Jérémie et le Second Isaïe, comme les anciens protestataires israélites, parlaient pour l’humanité, qui avançait lentement à tâtons vers la lumière quand les Lévites retournaient aux ténèbres. Avant même que la Loi ne fût achevée, le prince Siddhartha Gautama, le Bouddha, avait vécu et était mort, et avait fondé la première religion de toute l’humanité, basée sur sa Première Loi de l’Existence : « Du bien vient le bien, et du mal vient le mal ». C’était la réponse à la seconde Loi des Lévites, même s’ils n’en entendirent probablement jamais parler. C’était aussi la réponse inévitable du temps et de l’esprit humain au brahmanisme, au racisme hindou et au culte de la perpétuelle caste dominante (qui ressemble fortement au judaïsme littéral).
Cinq cents ans plus tard apparaîtrait une seconde religion universelle, et cinq cents ans après cela, une troisième. La petite nation de Juda fut retenue par les chaînes de la Loi, hors de ce mouvement de l’humanité ; elle s’arrêta au stade fossile de l’évolution spirituelle, et pourtant sa doctrine tribale primitive resta vivante et vigoureuse. La Loi lévitique, toujours puissante au XXe siècle, est de par sa nature un vestige des temps engloutis.
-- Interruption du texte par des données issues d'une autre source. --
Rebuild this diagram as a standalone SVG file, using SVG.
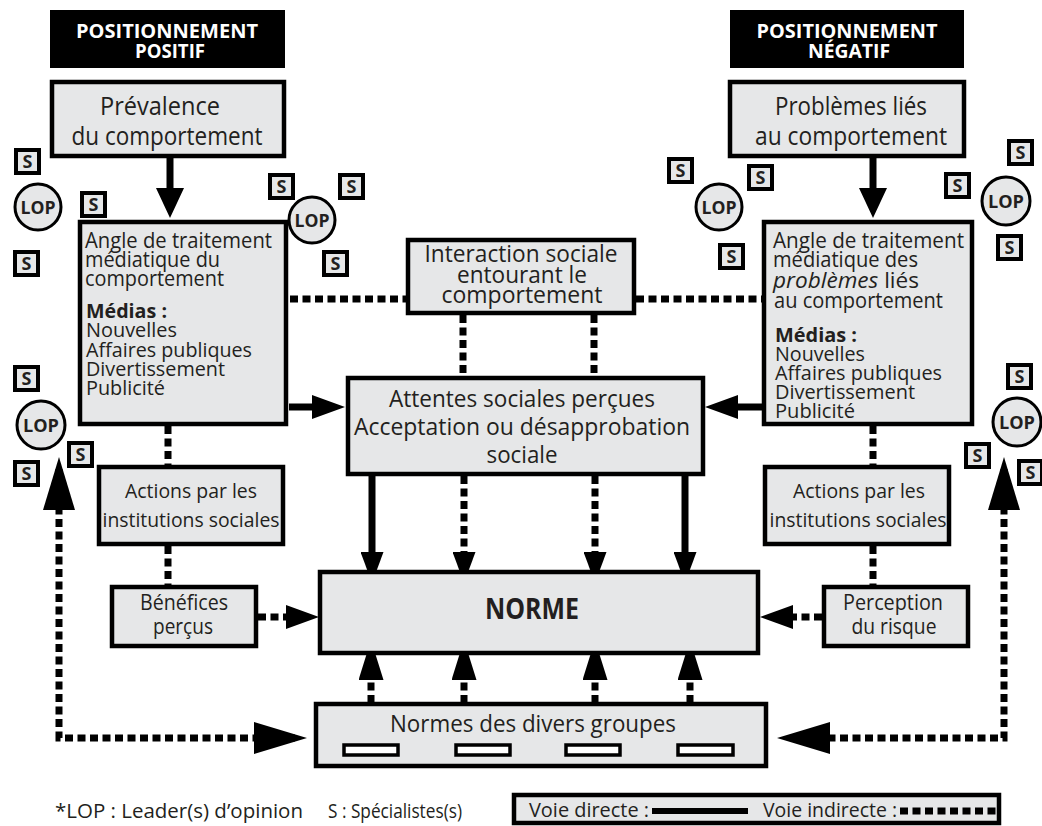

Une telle Loi était destinée à provoquer la curiosité d’abord, et l’inquiétude ensuite parmi les peuples avec lesquels les Judaïtes cohabitaient, ou parmi leurs voisins, s’ils vivaient seuls. Quand les Judaïtes quittèrent Babylone pour retourner à Jérusalem, en 538 av. J.-C. environ, cet impact sur les autres peuples commença. À ce stade, il fut seulement ressenti par les petits clans et tribus, les voisins immédiats des Judaïtes rapatriés à Jérusalem. Il continua depuis à se répandre en cercles excentriques, à être ressenti par un nombre de plus en plus important de peuples, et au cours de notre siècle il causa ses plus grands troubles parmi ces derniers.